## Exercise instructions:
Look through the data below and output, unchanged, every line from the one holding "Reproduce this chart with Plotly." through the one holding "import plotly.graph_objects as go", inclusive. Skip the pictures.
==== Stored records
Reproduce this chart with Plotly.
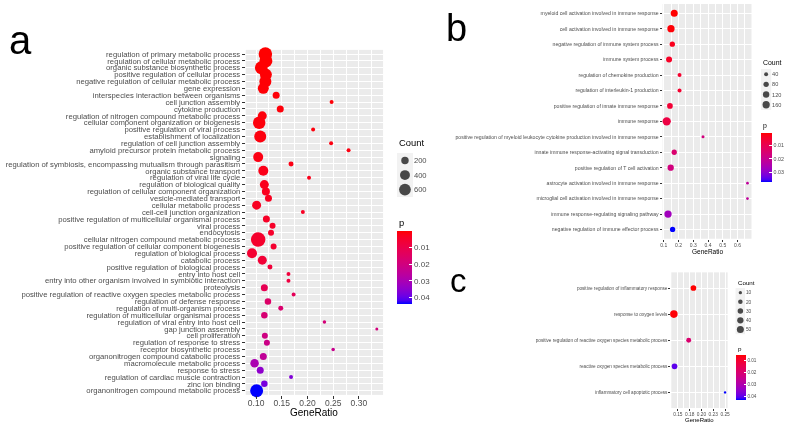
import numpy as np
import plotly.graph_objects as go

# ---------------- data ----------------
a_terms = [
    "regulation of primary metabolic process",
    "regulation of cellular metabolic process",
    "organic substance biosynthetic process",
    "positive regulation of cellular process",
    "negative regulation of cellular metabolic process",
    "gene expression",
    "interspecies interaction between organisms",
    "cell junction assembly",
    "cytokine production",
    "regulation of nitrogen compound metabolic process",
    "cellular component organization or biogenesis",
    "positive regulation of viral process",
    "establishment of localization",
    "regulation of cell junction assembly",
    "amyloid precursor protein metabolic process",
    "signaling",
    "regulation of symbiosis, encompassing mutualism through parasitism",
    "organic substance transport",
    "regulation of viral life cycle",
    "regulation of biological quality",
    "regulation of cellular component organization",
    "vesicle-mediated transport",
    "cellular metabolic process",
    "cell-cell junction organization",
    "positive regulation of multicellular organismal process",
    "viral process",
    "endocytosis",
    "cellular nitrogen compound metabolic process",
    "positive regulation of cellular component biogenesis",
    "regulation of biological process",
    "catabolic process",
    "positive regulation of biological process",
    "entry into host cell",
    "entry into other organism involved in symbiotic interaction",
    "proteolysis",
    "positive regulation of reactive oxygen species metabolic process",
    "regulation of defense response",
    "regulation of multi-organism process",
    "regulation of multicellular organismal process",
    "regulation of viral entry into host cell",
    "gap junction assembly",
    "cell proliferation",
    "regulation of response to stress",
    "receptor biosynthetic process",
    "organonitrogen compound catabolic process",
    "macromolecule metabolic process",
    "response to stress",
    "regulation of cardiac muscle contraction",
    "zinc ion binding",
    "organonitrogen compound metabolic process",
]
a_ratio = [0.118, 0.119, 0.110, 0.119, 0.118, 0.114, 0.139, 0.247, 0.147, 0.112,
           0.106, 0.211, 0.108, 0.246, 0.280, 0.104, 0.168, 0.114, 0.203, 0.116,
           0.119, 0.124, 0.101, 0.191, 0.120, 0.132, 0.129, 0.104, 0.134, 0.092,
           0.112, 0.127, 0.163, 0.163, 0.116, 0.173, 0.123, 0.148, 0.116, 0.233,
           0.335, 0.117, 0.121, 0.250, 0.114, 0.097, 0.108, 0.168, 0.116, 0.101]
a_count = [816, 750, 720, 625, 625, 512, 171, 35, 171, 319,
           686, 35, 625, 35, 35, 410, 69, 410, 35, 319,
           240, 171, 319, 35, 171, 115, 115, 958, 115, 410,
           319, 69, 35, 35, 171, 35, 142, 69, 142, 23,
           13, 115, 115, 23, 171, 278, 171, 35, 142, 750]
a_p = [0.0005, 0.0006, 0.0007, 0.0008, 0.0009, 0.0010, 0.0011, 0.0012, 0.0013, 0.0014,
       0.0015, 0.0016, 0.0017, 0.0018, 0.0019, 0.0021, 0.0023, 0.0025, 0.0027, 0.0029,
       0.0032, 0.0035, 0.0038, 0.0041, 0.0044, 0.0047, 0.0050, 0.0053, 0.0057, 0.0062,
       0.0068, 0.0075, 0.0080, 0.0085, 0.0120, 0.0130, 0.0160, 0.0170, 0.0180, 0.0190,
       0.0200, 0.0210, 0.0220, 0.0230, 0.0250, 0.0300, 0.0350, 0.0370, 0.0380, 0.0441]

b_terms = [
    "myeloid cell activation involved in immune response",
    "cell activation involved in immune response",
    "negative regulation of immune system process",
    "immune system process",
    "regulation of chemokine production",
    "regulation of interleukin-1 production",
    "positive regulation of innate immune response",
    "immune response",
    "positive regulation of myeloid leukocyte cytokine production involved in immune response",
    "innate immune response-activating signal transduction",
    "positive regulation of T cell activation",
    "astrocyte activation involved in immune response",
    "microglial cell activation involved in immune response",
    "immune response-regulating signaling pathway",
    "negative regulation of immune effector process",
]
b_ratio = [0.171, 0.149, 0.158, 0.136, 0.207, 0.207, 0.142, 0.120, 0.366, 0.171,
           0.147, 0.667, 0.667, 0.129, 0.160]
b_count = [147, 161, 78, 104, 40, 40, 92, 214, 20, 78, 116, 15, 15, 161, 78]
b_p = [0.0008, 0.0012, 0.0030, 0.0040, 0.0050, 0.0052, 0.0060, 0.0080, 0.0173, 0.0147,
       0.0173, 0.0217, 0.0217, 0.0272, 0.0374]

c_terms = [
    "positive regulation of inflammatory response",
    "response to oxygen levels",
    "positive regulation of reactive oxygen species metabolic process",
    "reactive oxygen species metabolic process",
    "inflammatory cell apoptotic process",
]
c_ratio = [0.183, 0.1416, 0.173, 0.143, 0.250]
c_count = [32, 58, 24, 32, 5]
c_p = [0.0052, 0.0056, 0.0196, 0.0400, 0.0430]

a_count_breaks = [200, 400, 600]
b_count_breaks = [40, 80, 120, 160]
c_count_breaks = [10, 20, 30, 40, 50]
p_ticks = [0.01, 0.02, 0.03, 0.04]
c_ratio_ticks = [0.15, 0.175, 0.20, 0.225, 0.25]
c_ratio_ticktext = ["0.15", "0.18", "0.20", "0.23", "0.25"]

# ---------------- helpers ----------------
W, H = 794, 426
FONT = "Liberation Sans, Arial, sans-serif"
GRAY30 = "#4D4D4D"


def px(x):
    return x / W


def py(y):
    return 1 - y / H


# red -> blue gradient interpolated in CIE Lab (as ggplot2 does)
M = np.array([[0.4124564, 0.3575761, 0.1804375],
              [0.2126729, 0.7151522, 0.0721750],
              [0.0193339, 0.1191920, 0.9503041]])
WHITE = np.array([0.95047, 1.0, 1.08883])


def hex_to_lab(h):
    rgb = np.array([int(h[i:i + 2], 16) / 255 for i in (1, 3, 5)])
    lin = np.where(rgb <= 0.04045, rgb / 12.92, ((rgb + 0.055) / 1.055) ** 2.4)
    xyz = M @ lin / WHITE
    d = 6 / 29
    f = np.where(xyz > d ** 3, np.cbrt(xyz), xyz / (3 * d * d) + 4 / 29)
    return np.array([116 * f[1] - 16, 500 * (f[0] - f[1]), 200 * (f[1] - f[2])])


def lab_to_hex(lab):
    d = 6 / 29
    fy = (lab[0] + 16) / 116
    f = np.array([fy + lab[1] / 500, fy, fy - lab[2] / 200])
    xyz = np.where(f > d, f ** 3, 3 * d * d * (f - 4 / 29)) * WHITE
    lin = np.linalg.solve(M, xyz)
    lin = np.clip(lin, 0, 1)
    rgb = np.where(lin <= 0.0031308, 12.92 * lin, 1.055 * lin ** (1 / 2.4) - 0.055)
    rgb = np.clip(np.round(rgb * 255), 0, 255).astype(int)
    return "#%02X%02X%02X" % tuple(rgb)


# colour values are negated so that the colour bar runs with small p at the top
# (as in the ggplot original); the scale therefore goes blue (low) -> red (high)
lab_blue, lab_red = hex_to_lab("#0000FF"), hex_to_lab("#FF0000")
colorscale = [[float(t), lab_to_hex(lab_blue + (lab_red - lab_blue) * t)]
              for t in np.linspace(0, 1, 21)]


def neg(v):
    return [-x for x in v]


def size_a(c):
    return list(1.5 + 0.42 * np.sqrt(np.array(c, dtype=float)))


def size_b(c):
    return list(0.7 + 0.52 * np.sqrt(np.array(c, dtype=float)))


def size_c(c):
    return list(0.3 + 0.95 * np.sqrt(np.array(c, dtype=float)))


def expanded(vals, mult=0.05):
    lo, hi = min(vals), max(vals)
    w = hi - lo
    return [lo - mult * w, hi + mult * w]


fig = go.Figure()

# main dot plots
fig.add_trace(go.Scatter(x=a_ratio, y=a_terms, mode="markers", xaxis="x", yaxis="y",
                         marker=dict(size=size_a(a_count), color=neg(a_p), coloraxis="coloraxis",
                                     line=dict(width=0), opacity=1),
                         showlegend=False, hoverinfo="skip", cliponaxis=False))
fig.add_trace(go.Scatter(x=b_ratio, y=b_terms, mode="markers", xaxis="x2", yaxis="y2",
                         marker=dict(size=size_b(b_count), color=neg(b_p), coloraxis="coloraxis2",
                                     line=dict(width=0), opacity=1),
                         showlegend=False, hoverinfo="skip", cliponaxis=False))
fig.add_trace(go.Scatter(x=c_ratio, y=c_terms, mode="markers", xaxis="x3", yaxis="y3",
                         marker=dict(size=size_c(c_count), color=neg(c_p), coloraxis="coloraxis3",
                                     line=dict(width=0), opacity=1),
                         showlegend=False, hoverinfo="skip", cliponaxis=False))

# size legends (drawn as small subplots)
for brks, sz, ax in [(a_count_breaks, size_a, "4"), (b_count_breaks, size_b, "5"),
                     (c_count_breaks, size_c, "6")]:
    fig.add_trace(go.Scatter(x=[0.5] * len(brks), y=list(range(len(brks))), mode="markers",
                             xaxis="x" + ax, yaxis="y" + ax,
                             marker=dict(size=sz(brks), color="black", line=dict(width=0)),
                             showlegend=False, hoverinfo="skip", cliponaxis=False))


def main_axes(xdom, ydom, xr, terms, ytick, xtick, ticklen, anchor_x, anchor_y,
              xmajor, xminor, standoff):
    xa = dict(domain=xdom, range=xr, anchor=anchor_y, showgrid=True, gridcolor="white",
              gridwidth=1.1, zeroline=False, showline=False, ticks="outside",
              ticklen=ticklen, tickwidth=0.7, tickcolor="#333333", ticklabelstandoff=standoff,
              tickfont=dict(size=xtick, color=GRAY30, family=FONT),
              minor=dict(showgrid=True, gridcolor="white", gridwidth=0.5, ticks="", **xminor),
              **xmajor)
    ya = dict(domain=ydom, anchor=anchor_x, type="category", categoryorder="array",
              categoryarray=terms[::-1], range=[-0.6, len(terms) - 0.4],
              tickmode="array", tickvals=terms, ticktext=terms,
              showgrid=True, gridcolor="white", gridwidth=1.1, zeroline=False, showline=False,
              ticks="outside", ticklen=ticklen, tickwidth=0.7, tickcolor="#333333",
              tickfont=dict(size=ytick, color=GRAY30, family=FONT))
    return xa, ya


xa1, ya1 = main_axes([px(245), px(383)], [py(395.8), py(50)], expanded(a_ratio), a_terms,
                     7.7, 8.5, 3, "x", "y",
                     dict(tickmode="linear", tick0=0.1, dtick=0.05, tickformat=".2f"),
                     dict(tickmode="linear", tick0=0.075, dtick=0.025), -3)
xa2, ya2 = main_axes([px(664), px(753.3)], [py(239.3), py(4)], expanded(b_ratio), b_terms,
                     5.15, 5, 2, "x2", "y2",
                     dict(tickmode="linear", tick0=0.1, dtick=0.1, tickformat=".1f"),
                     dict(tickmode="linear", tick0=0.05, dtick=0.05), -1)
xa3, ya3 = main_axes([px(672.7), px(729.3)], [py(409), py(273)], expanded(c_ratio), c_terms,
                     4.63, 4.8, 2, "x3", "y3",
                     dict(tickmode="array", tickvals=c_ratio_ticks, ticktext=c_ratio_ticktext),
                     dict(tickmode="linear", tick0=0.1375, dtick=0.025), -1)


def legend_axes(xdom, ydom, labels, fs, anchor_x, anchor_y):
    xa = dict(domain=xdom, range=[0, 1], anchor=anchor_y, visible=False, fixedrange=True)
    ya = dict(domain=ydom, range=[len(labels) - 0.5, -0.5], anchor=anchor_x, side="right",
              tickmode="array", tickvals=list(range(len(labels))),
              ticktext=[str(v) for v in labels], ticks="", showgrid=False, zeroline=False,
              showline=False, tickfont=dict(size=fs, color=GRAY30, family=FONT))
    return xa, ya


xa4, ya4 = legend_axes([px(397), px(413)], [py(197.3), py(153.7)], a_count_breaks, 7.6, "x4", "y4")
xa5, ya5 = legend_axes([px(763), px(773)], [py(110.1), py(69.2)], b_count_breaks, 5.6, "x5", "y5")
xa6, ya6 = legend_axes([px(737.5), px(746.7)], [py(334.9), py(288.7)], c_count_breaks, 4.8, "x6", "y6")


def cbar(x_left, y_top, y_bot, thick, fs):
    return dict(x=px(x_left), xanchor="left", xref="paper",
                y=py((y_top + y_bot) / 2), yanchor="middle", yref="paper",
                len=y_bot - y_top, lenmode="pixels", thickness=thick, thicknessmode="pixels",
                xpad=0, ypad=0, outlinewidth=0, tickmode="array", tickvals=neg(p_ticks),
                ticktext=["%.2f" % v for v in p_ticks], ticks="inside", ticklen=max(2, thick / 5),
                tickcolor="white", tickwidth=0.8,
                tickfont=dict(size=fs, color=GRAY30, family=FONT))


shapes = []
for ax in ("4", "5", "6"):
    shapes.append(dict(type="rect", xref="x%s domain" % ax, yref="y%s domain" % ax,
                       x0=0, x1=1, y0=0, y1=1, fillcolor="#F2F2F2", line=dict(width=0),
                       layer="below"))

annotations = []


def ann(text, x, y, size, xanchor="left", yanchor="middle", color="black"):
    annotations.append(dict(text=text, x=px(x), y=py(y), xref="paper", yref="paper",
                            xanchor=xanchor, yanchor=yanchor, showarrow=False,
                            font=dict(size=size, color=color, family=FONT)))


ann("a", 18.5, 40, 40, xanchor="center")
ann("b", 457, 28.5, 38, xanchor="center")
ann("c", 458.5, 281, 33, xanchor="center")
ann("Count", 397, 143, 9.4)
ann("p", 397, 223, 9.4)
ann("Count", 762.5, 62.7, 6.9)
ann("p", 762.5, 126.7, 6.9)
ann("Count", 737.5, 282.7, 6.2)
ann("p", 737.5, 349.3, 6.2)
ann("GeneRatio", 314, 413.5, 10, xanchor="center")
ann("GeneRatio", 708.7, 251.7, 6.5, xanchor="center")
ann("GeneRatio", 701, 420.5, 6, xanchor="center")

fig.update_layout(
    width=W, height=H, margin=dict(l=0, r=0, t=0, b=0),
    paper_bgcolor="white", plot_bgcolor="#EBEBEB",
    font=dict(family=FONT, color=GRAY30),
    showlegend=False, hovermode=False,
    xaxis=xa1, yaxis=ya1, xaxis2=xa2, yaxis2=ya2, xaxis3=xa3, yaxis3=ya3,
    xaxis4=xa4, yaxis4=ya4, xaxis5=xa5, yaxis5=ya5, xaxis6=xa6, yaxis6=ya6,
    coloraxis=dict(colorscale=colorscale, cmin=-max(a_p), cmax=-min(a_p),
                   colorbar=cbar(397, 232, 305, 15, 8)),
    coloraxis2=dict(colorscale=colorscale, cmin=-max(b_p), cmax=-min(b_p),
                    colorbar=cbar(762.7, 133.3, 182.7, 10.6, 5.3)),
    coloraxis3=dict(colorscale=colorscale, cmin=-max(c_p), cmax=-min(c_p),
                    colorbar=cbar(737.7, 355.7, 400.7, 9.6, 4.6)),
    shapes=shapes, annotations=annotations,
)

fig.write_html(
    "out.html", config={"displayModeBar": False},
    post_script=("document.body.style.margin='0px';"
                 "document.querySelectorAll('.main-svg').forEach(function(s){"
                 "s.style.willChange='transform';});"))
========
==== Stored records
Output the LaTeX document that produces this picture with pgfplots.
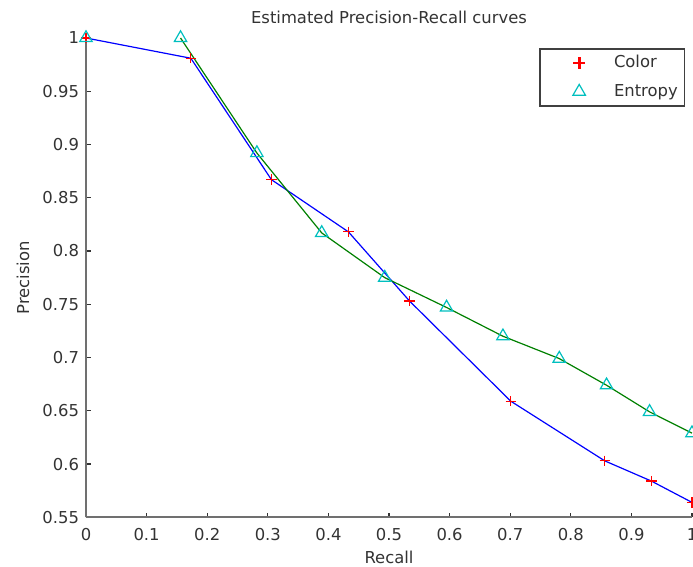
========
## Complete output:
Reproduce this chart with Plotly.
import numpy as np
import plotly.graph_objects as go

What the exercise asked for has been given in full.